何が言いたいか、といえば津波の対策は過去も未来も一つしかない、すなわち津波の来る場所に人は住むな、これだけなのです。
ここまで甚大な津波の被害を受けた一帯は百年の単位で考えればいずれまた同じような被害を受けるでしょう。地震の発生は確率の問題ですから、場合によっては数十年でまた同じ被害が出る可能性もあります。そこを再開発するってのは、どうでしょうかね、というのが私の意見でございます。



しばらくすると明らかに刈り入れが行われた田んぼが見えてきました。日本地理学会の資料ではこの辺りも津波で水没してるはずですから、おそらく丸ごと土を入れ替えたんでしょう。塩害対策なのか、原発による放射能対策なのかは判りませんが。
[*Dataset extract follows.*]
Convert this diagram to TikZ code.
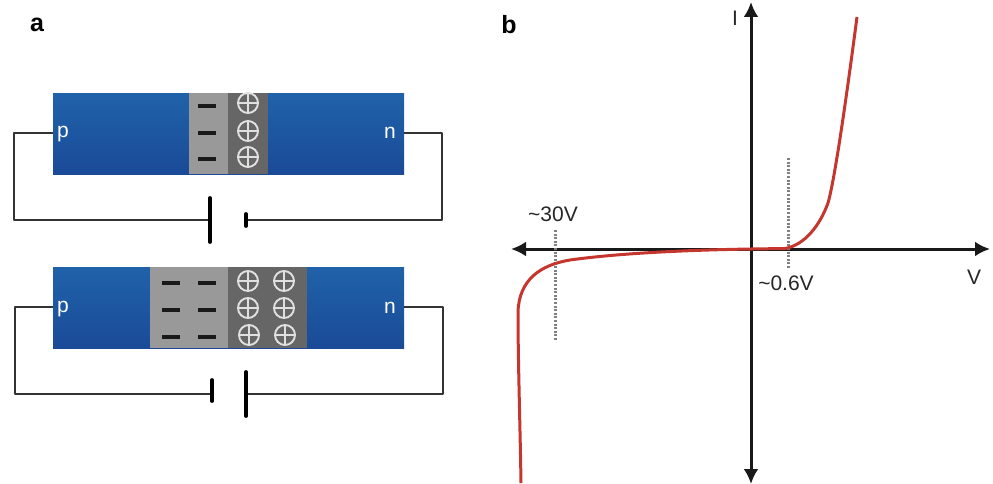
\documentclass[tikz,border=0pt]{standalone}
\usepackage{fontspec}
\setmainfont{Liberation Sans}
\usetikzlibrary{positioning,arrows.meta}
\definecolor{bluetop}{HTML}{2062AA}
\definecolor{bluebot}{HTML}{1A4A98}
\definecolor{lightregion}{HTML}{999999}
\definecolor{darkregion}{HTML}{666666}
\definecolor{wirecol}{HTML}{333333}
\definecolor{curvecol}{HTML}{C5362F}
\begin{document}
\begin{tikzpicture}[
    x=1pt, y=-1pt,
    block/.style={rectangle, inner sep=0pt, minimum height=81pt, anchor=north west},
    blueblock/.style={block, top color=bluetop, bottom color=bluebot, minimum width=351pt},
    lightblock/.style={block, fill=lightregion},
    darkblock/.style={block, fill=darkregion},
    minuscharge/.style={rectangle, fill=black!90, inner sep=0pt, minimum width=18pt, minimum height=3.6pt},
    pluscharge/.style={circle, draw=white!88!black, line width=1.9pt, inner sep=0pt, minimum size=20pt,
        path picture={\draw[white!88!black, line width=1.6pt]
            (path picture bounding box.west) -- (path picture bounding box.east)
            (path picture bounding box.north) -- (path picture bounding box.south);}},
    pinlabel/.style={text=white, font=\fontsize{21}{21}\selectfont},
    panellabel/.style={font=\fontsize{25}{25}\selectfont\bfseries},
    plotlabel/.style={font=\fontsize{21}{21}\selectfont, text=black!85},
    wire/.style={wirecol, line width=2pt, line join=round},
    plate/.style={black, line width=3.8pt, line cap=round},
    axis/.style={black!90, line width=3pt, {Latex[length=15pt,width=15pt]}-{Latex[length=15pt,width=15pt]}},
    guide/.style={black!50, line width=3pt, dash pattern=on 2pt off 1.6pt},
    ]
    \useasboundingbox (0,0) rectangle (993,484);

    % Top junction
    \node[blueblock]                   (top)      at (53,93)  {};
    \node[lightblock, minimum width=39pt] (toplight) at (189,93) {};
    \node[darkblock, minimum width=40pt]  (topdark)  at (228,93) {};
    \node[minuscharge] (topm1) at (207,106) {};
    \node[minuscharge] (topm2) at (207,133) {};
    \node[minuscharge] (topm3) at (207,159) {};
    \node[pluscharge]  (topp1) at (248,103) {};
    \node[pluscharge]  (topp2) at (248,131) {};
    \node[pluscharge]  (topp3) at (248,157) {};
    \node[pinlabel] (topplabel) at (63,134) {p};
    \node[pinlabel] (topnlabel) at (390,133) {n};

    % Bottom junction
    \node[blueblock]                   (bot)      at (53,267) {};
    \node[lightblock, minimum width=78pt] (botlight) at (150,267) {};
    \node[darkblock, minimum width=79pt]  (botdark)  at (228,267) {};
    \node[minuscharge] (botm1) at (171,283) {};
    \node[minuscharge] (botm2) at (207,283) {};
    \node[minuscharge] (botm3) at (171,310) {};
    \node[minuscharge] (botm4) at (207,310) {};
    \node[minuscharge] (botm5) at (171,337) {};
    \node[minuscharge] (botm6) at (207,337) {};
    \node[pluscharge]  (botp1) at (248,281) {};
    \node[pluscharge]  (botp2) at (284,281) {};
    \node[pluscharge]  (botp3) at (248,308) {};
    \node[pluscharge]  (botp4) at (284,308) {};
    \node[pluscharge]  (botp5) at (249,335) {};
    \node[pluscharge]  (botp6) at (285,335) {};
    \node[pinlabel] (botplabel) at (63,309) {p};
    \node[pinlabel] (botnlabel) at (390,308) {n};

    % Batteries
    \coordinate (topleftpin)  at (53,133);
    \coordinate (toprightpin) at (404,133);
    \coordinate (topneg) at (210,220);
    \coordinate (toppos) at (246,220);
    \coordinate (botleftpin)  at (53,307);
    \coordinate (botrightpin) at (404,307);
    \coordinate (botneg) at (212,394);
    \coordinate (botpos) at (246,394);

    %Lines
    \draw[wire] (topleftpin)  -- (14,133)  |- (topneg);
    \draw[wire] (toprightpin) -- (442,133) |- (toppos);
    \draw[wire] (botleftpin)  -- (15,307)  |- (botneg);
    \draw[wire] (botrightpin) -- (443,307) |- (botpos);
    \draw[plate] (210,198) -- (210,242);
    \draw[plate] (246,214) -- (246,226);
    \draw[plate] (212,380) -- (212,401);
    \draw[plate] (246,372) -- (246,416);

    % Panel labels
    \node[panellabel] (panela) at (37,25)  {a};
    \node[panellabel] (panelb) at (509,25) {b};

    % Plot
    \coordinate (vleft)  at (511,249);
    \coordinate (vright) at (990,249);
    \coordinate (itop)   at (751,2);
    \coordinate (ibot)   at (751,484);
    \draw[axis] (vleft) -- (vright);
    \draw[axis] (ibot)  -- (itop);
    \draw[guide] (555,230) -- (555,341);
    \draw[guide] (788,158) -- (788,268);
    \draw[curvecol, line width=3pt, line join=round]
        (521,483) .. controls (520,420) and (518,360) .. (518,312)
        .. controls (519,280) and (540,265) .. (570,260)
        .. controls (620,253) and (690,250) .. (751,249)
        -- (785,248.5)
        .. controls (805,245) and (820,225) .. (828,203)
        .. controls (836,175) and (850,70) .. (857,17);

    \node[plotlabel] (ilabel)    at (735,18)  {I};
    \node[plotlabel] (vlabel)    at (974,277) {V};
    \node[plotlabel] (revlabel)  at (553,214) {\textasciitilde30V};
    \node[plotlabel] (fwdlabel)  at (786,283) {\textasciitilde0.6V};
\end{tikzpicture}
\end{document}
奥に見えてる堤防のようなものが恐らくかつての常磐線で、現在は道路になってるようです。



その先にも豊かな田んぼが広がっており、ちょっと泣きそうになる。ああ、ここまでは取り戻しつつあるのか、と思う。



その後、常磐線は内陸部に入り、間もなく福島と宮城の県境にある阿武隈川を渡ります。
ちなみにその常磐線と入れ替わるように高速道路の常磐自動車道が海側にでるため、震災時にこの一帯では高速道路が津波で水没してしまう事態が発生しています。

阿武隈川でも津波の遡上は発生したのですが、この一帯は河口から直線で6q以上離れているため、特に被害は無かったようです。